SHORT TASK:
Without the pictures, repeat the listing character for character.

## START

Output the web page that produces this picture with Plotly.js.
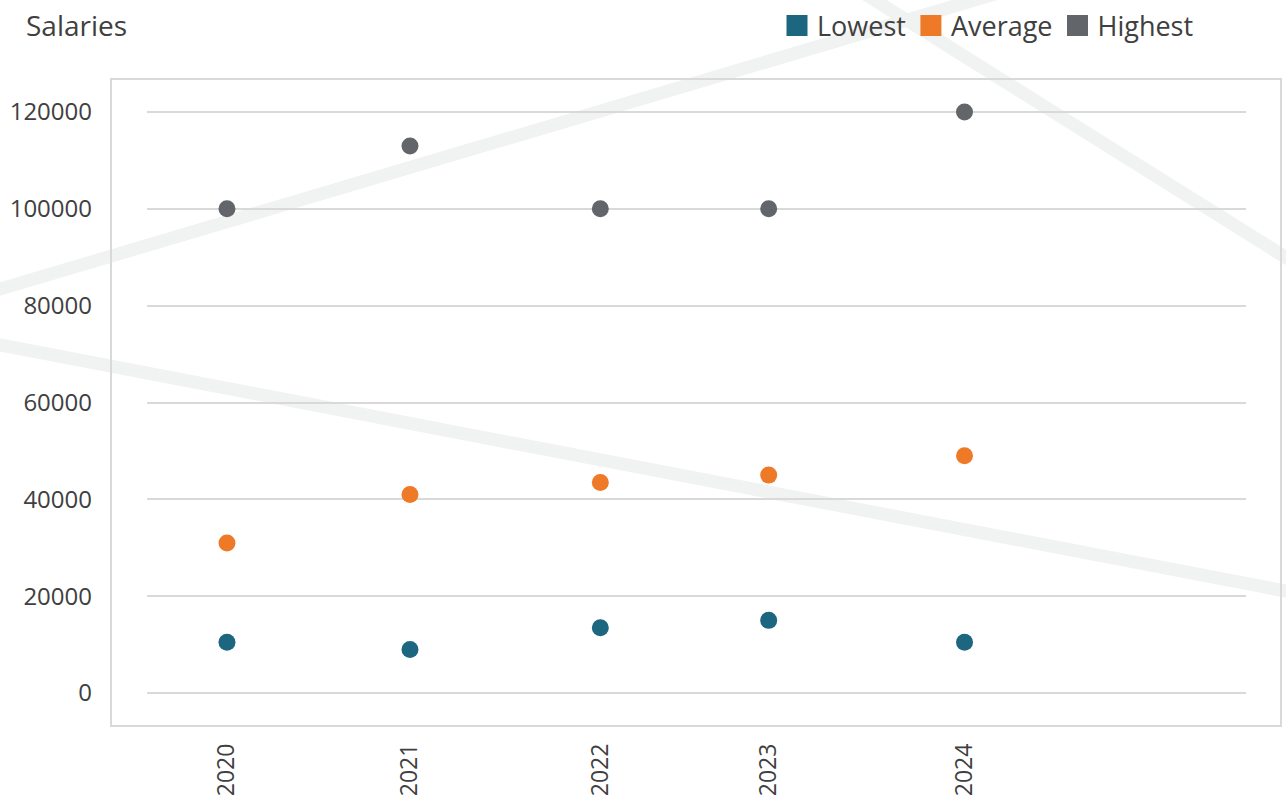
<!DOCTYPE html>
<html>
<head>
<meta charset="utf-8">
<script src="https://cdn.plot.ly/plotly-3.0.1.min.js"></script>
<style>
  html, body { margin: 0; padding: 0; background: #ffffff; }
  #chart { width: 1286px; height: 800px; }
</style>
</head>
<body>
<div id="chart"></div>
<script>
// ---- data ----
const yearLabels = ["2020", "2021", "2022", "2023", "2024"];
// x positions of the years as placed on the original (uneven) axis
const yearPos = [2020.0, 2021.0, 2022.04, 2022.96, 2024.03];
const lowest  = [10500, 9000, 13500, 15000, 10500];
const average = [31000, 41000, 43500, 45000, 49000];
const highest = [100000, 113000, 100000, 100000, 120000];
const seriesNames = ["Lowest", "Average", "Highest"];
const yTicks = [0, 20000, 40000, 60000, 80000, 100000, 120000];

// ---- styling ----
const colors = ["#1c6680", "#ee7a27", "#626569"];
const textColor = "#404040";
const FONT = "Open Sans, Lato, sans-serif";

// plot-area geometry in pixels (for decorative shapes)
const L = 147, R = 1246, T = 79, B = 726;
const px = X => (X - L) / (R - L);
const py = Y => (B - Y) / (B - T);

const series = [lowest, average, highest];
const traces = [];
series.forEach((vals, i) => {
  traces.push({
    type: "scatter", mode: "markers",
    x: yearPos, y: vals, name: seriesNames[i],
    showlegend: false,
    marker: { color: colors[i], size: 17 },
    hoverinfo: "x+y+name"
  });
});
// legend entries with square keys
series.forEach((vals, i) => {
  traces.push({
    type: "scatter", mode: "markers",
    x: [null], y: [null], name: seriesNames[i],
    showlegend: true,
    marker: { color: colors[i], symbol: "square", size: 16,
              line: { color: colors[i], width: 5 } }
  });
});

function band(x0, y0, x1, y1) {
  return { type: "line", xref: "paper", yref: "paper", layer: "below",
           x0: px(x0), y0: py(y0), x1: px(x1), y1: py(y1),
           line: { color: "#f1f2f2", width: 13 } };
}

const layout = {
  width: 1286, height: 800,
  margin: { l: L, r: 1286 - R, t: T, b: 800 - B, pad: 0 },
  paper_bgcolor: "#ffffff",
  plot_bgcolor: "rgba(0,0,0,0)",
  font: { family: FONT, color: textColor, size: 24 },
  title: {
    text: "Salaries",
    font: { family: FONT, size: 28, color: textColor },
    xref: "container", yref: "container",
    x: 26 / 1286, xanchor: "left",
    y: 1 - 26 / 800, yanchor: "middle"
  },
  showlegend: true,
  legend: {
    orientation: "h",
    xref: "container", yref: "container",
    x: 777 / 1286, xanchor: "left",
    y: 1 - 26 / 800, yanchor: "middle",
    font: { family: FONT, size: 27, color: textColor },
    bgcolor: "rgba(0,0,0,0)",
    borderwidth: 0,
    itemclick: false, itemdoubleclick: false
  },
  xaxis: {
    type: "linear",
    range: [2019.563, 2025.568],
    tickmode: "array",
    tickvals: yearPos,
    ticktext: yearLabels,
    tickangle: -90,
    ticks: "",
    ticklabelstandoff: 12,
    showgrid: false, zeroline: false, showline: false,
    tickfont: { family: FONT, size: 23, color: textColor },
    fixedrange: true
  },
  yaxis: {
    range: [-6816, 126816],
    tickmode: "array",
    tickvals: yTicks,
    ticktext: yTicks.map(String),
    ticks: "",
    ticklabelstandoff: 54,
    showgrid: true, gridcolor: "#d9d9d9", gridwidth: 2,
    zeroline: false, showline: false,
    tickfont: { family: FONT, size: 24, color: textColor },
    fixedrange: true
  },
  shapes: [
    band(-20, 295, 995, -6),
    band(-20, 341, 1306, 595),
    band(860, -9, 1306, 270),
    { type: "rect", xref: "paper", yref: "paper", layer: "below",
      x0: px(111), x1: px(1281), y0: py(726), y1: py(79),
      line: { color: "#d9d9d9", width: 2 }, fillcolor: "rgba(0,0,0,0)" }
  ],
  hovermode: "closest"
};

Plotly.newPlot("chart", traces, layout, { displayModeBar: false, staticPlot: false });
</script>
</body>
</html>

## END

RESULT OF THIS TASK:
Output the web page that produces this picture with Plotly.js.
<!DOCTYPE html>
<html>
<head>
<meta charset="utf-8">
<script src="https://cdn.plot.ly/plotly-3.0.1.min.js"></script>
<style>
  html, body { margin: 0; padding: 0; background: #ffffff; }
  #chart { width: 1286px; height: 800px; }
</style>
</head>
<body>
<div id="chart"></div>
<script>
// ---- data ----
const yearLabels = ["2020", "2021", "2022", "2023", "2024"];
// x positions of the years as placed on the original (uneven) axis
const yearPos = [2020.0, 2021.0, 2022.04, 2022.96, 2024.03];
const lowest  = [10500, 9000, 13500, 15000, 10500];
const average = [31000, 41000, 43500, 45000, 49000];
const highest = [100000, 113000, 100000, 100000, 120000];
const seriesNames = ["Lowest", "Average", "Highest"];
const yTicks = [0, 20000, 40000, 60000, 80000, 100000, 120000];

// ---- styling ----
const colors = ["#1c6680", "#ee7a27", "#626569"];
const textColor = "#404040";
const FONT = "Open Sans, Lato, sans-serif";

// plot-area geometry in pixels (for decorative shapes)
const L = 147, R = 1246, T = 79, B = 726;
const px = X => (X - L) / (R - L);
const py = Y => (B - Y) / (B - T);

const series = [lowest, average, highest];
const traces = [];
series.forEach((vals, i) => {
  traces.push({
    type: "scatter", mode: "markers",
    x: yearPos, y: vals, name: seriesNames[i],
    showlegend: false,
    marker: { color: colors[i], size: 17 },
    hoverinfo: "x+y+name"
  });
});
// legend entries with square keys
series.forEach((vals, i) => {
  traces.push({
    type: "scatter", mode: "markers",
    x: [null], y: [null], name: seriesNames[i],
    showlegend: true,
    marker: { color: colors[i], symbol: "square", size: 16,
              line: { color: colors[i], width: 5 } }
  });
});

function band(x0, y0, x1, y1) {
  return { type: "line", xref: "paper", yref: "paper", layer: "below",
           x0: px(x0), y0: py(y0), x1: px(x1), y1: py(y1),
           line: { color: "#f1f2f2", width: 13 } };
}

const layout = {
  width: 1286, height: 800,
  margin: { l: L, r: 1286 - R, t: T, b: 800 - B, pad: 0 },
  paper_bgcolor: "#ffffff",
  plot_bgcolor: "rgba(0,0,0,0)",
  font: { family: FONT, color: textColor, size: 24 },
  title: {
    text: "Salaries",
    font: { family: FONT, size: 28, color: textColor },
    xref: "container", yref: "container",
    x: 26 / 1286, xanchor: "left",
    y: 1 - 26 / 800, yanchor: "middle"
  },
  showlegend: true,
  legend: {
    orientation: "h",
    xref: "container", yref: "container",
    x: 777 / 1286, xanchor: "left",
    y: 1 - 26 / 800, yanchor: "middle",
    font: { family: FONT, size: 27, color: textColor },
    bgcolor: "rgba(0,0,0,0)",
    borderwidth: 0,
    itemclick: false, itemdoubleclick: false
  },
  xaxis: {
    type: "linear",
    range: [2019.563, 2025.568],
    tickmode: "array",
    tickvals: yearPos,
    ticktext: yearLabels,
    tickangle: -90,
    ticks: "",
    ticklabelstandoff: 12,
    showgrid: false, zeroline: false, showline: false,
    tickfont: { family: FONT, size: 23, color: textColor },
    fixedrange: true
  },
  yaxis: {
    range: [-6816, 126816],
    tickmode: "array",
    tickvals: yTicks,
    ticktext: yTicks.map(String),
    ticks: "",
    ticklabelstandoff: 54,
    showgrid: true, gridcolor: "#d9d9d9", gridwidth: 2,
    zeroline: false, showline: false,
    tickfont: { family: FONT, size: 24, color: textColor },
    fixedrange: true
  },
  shapes: [
    band(-20, 295, 995, -6),
    band(-20, 341, 1306, 595),
    band(860, -9, 1306, 270),
    { type: "rect", xref: "paper", yref: "paper", layer: "below",
      x0: px(111), x1: px(1281), y0: py(726), y1: py(79),
      line: { color: "#d9d9d9", width: 2 }, fillcolor: "rgba(0,0,0,0)" }
  ],
  hovermode: "closest"
};

Plotly.newPlot("chart", traces, layout, { displayModeBar: false, staticPlot: false });
</script>
</body>
</html>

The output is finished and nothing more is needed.